After all that work learning how to use it, we were finally able to use Mallet to look through our mini-corpus and create a list of 20 topics. This was basically the same thing we did in Lab 4, only more tedious and complicated.
I would much rather use the Topic Modeling Tool, because we can use the interface and visualize what we’re doing. Having to use the Command Line does help us think about what the computer is doing — we understand a little more about what computations are taking place: “computational literacy.”
Here is a snapshot of the 20 topics Mallet found in my Humor mini-corpus:
Columns C-V are the various topics (C=1, D=2, etc.) Most of the topics have incredibly small correlations with the books, as evidenced by the small numbers. Looking at Topic C, we see that Diary of a Nobody has the highest percentage (52.79%), although the rest of the books had incredibly low numbers–so low, in fact, that the program used scientific notation to express how low the numbers are.
The red numbers are the ones worth considering (not in scientific notation), and the numbers in blue are surprisingly large (40% or above).
Most of the topics follow the same pattern — mostly tiny numbers, with a few huge ones mixed in.
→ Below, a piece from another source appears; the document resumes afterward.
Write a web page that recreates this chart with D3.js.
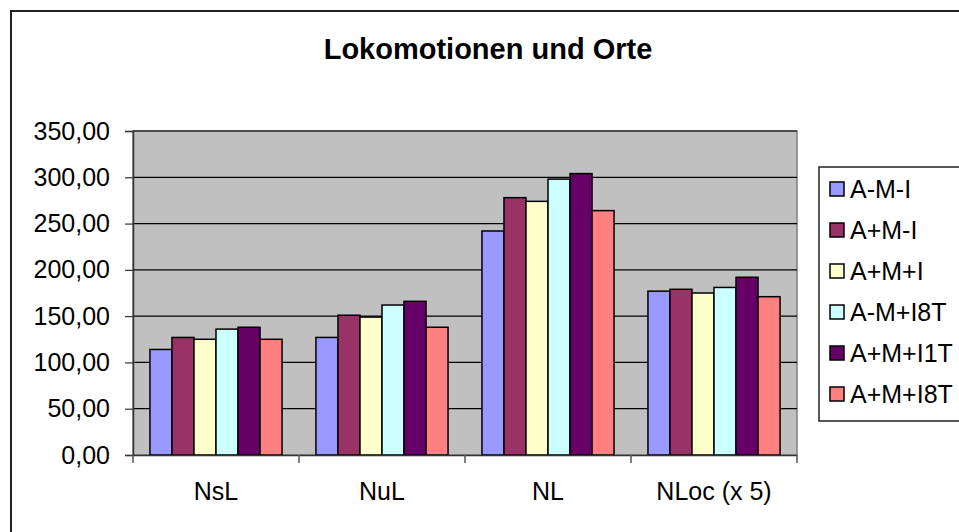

But then there’s the exception of Columns G and H (topics 5 and 6), where every number is significant. Again, this means that these two topics are significant in every book. Below is a picture of the first 10 topics, with G and H highlighted in red:
When we look at the words in those two topics, we can see why they’re so popular (highly correlated) in all the books. Topic 5/G has words like “project, foundation, gutenberg.” This topic obviously comes from that paragraph added by Gutenberg Project itself, which is in all of the books’ plain texts.
But if they all have the same paragraph that is directly related to Topic 5/G, why does it show up in different percentages for each book? Because the books are different lengths. This is the same reason why topics like C, the first one we looked at, have one book they are hugely related to, and all the other books not so much. Because the books are all different lengths, it throws off the numbers. Mallet doesn’t know how to differentiate between works, so a longer work gets weighed more heavily than short books.